The Wandering Goose offers Southern comfort food
Heather Earnhardt pays homage to her North Carolina roots at The Wandering Goose, a modest Capitol Hill cafe that serves breakfast and lunch daily, plus a family-style Southern supper every Friday.
Special to The Seattle Times
The Wandering Goose
403 15th Ave. N.E., Seattle
Reservations: not accepted
Hours: breakfast and lunch 7 a.m.-4 p.m. daily; prix fixe family-style supper, one seating, 7 p.m. Fridays only
Prices: $$ (biscuit sandwiches $4.25-$8; breakfast plates $7-$12; lunch plates and salads $7.50-$13; Friday supper $38 prix fixe menu)
Drinks: coffee, tea, fresh-squeezed juices, soft drinks, limited wine selection
Parking: on street
Who should go: Southern folks longing for a taste of home; anyone looking for comfort food and homey baked goods
Credit cards: all major
Access: no obstacles, but the room is narrow and would be a tight fit for wheelchairs
Sweet Blonde biscuit
Grilled pimento cheese
Grits and grillades$12
Fried Chicken Plate$13
I was greedily gobbling up grits and grillades at The Wandering Goose one brisk, sunny morning in January when a woman blew in from the cold, bundled to the chin in gray woolens, long, wavy hair flowing behind her. As everyone does, she approached the glass-fronted bakery case where you place your order, but paused before she got there, as if to better appreciate the panoply of biscuits, cookies, muffins, hand-pies, coffee cakes, cookies and a single stately layer cake yet to be sliced.

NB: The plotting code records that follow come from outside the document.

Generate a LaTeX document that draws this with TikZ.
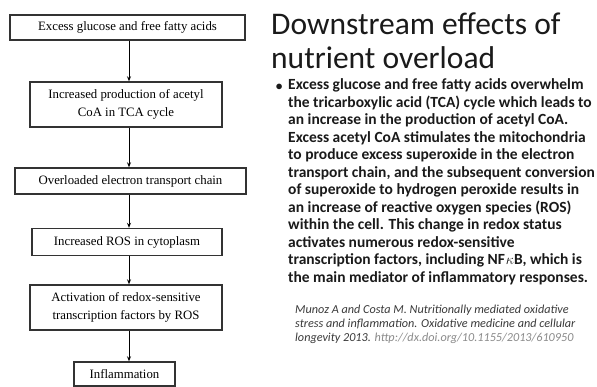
\documentclass[tikz,border=0pt]{standalone}
\usepackage{fontspec}
\setmainfont{Liberation Serif}
\newfontfamily\slidefont{Carlito}
\usepackage{tikz}
\usetikzlibrary{arrows.meta, positioning, calc}
\definecolor{boxline}{HTML}{333333}
\definecolor{slidetext}{HTML}{1A1A1A}
\definecolor{citetext}{HTML}{3A3A3A}
\definecolor{linkgray}{HTML}{8A8A8A}
\tikzset{
  flowbox/.style={draw=boxline, line width=1.4pt, fill=white, align=center,
                  inner sep=2pt, font=\fontsize{12.8}{17.5}\selectfont},
  arr/.style={-{Stealth[length=5pt, width=4pt]}, line width=0.9pt, black},
  titleline/.style={anchor=base west, inner sep=0pt, text=slidetext,
                    font=\slidefont\fontsize{31.5}{35}\selectfont},
}

\begin{document}
\begin{tikzpicture}[x=1pt, y=-1pt]
  \useasboundingbox[fill=white] (0,0) rectangle (597,387);

  %% Flow chart on the left
  \node[flowbox, minimum width=235pt, minimum height=25pt] (glucose) at (127.5,27.5)
    {Excess glucose and free fatty acids};
  \node[flowbox, minimum width=192pt, minimum height=45pt] (acetyl) at (126,104.5)
    {Increased production of acetyl\\CoA in TCA cycle};
  \node[flowbox, minimum width=231pt, minimum height=26pt] (etc) at (130.5,181)
    {Overloaded electron transport chain};
  \node[flowbox, minimum width=190pt, minimum height=27pt] (ros) at (127,242)
    {Increased ROS in cytoplasm};
  \node[flowbox, minimum width=192pt, minimum height=45pt] (redox) at (126,307.5)
    {Activation of redox-sensitive\\transcription factors by ROS};
  \node[flowbox, minimum width=101pt, minimum height=24pt] (inflam) at (124.5,374)
    {Inflammation};

  \coordinate (spine) at (129,0);
  \draw[arr] (glucose.south -| spine) -- (acetyl.north -| spine);
  \draw[arr] (acetyl.south -| spine) -- (etc.north -| spine);
  \draw[arr] (etc.south -| spine) -- (ros.north -| spine);
  \draw[arr] (ros.south -| spine) -- (redox.north -| spine);
  \draw[arr] (redox.south -| spine) -- (inflam.north -| spine);

  %% Slide text on the right
  \node[titleline] (title1) at (271,35) {Downstream effects of};
  \node[titleline] (title2) at (271,69) {nutrient overload};

  \node[anchor=north west, inner sep=0pt, align=left, text=slidetext,
        font=\slidefont\bfseries\fontsize{15.5}{17.5}\selectfont] (body) at (288,78.5)
    {Excess glucose and free fatty acids overwhelm\\
     the tricarboxylic acid (TCA) cycle which leads to\\
     an increase in the production of acetyl CoA.\\
     Excess acetyl CoA stimulates the mitochondria\\
     to produce excess superoxide in the electron\\
     transport chain, and the subsequent conversion\\
     of superoxide to hydrogen peroxide results in\\
     an increase of reactive oxygen species (ROS)\\
     within the cell. This change in redox status\\
     activates numerous redox-sensitive\\
     transcription factors, including NF\kern1pt$\kappa$B, which is\\
     the main mediator of inflammatory responses.};
  \node[anchor=base east, inner sep=0pt, text=slidetext, font=\slidefont\fontsize{15.5}{17.5}\selectfont]
    (bullet) at ($(body.north west)+(-5,12)$) {$\bullet$};

  \node[anchor=north west, inner sep=0pt, align=left, text=citetext,
        font=\slidefont\itshape\fontsize{12.2}{14}\selectfont] (cite) at (295,305)
    {Munoz A and Costa M. Nutritionally mediated oxidative\\
     stress and inflammation. Oxidative medicine and cellular\\
     longevity 2013. \textcolor{linkgray}{http://dx.doi.org/10.1155/2013/610950}};
\end{tikzpicture}
\end{document}
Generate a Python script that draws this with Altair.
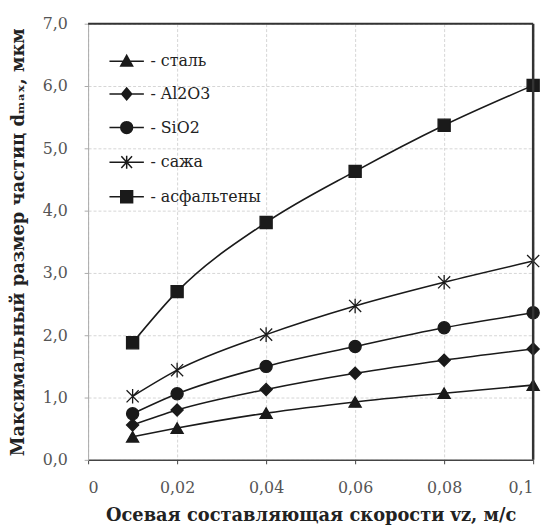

That’s when I realized this wasn’t a customer; it was Mother Goose herself, proprietor Heather Earnhardt, admiring her wares.
After ending her partnership with Ericka Burke at Volunteer Park Café, Earnhardt opened this endearing Capitol Hill cafe, serving breakfast and lunch daily — and a fixed-price, family-style supper every Friday.
The menu mostly nods to her North Carolina roots, with occasional detours to New Orleans (a fine Cajun gumbo) and beyond (good French onion soup) courtesy of chefs Michael Law and Spencer Heller.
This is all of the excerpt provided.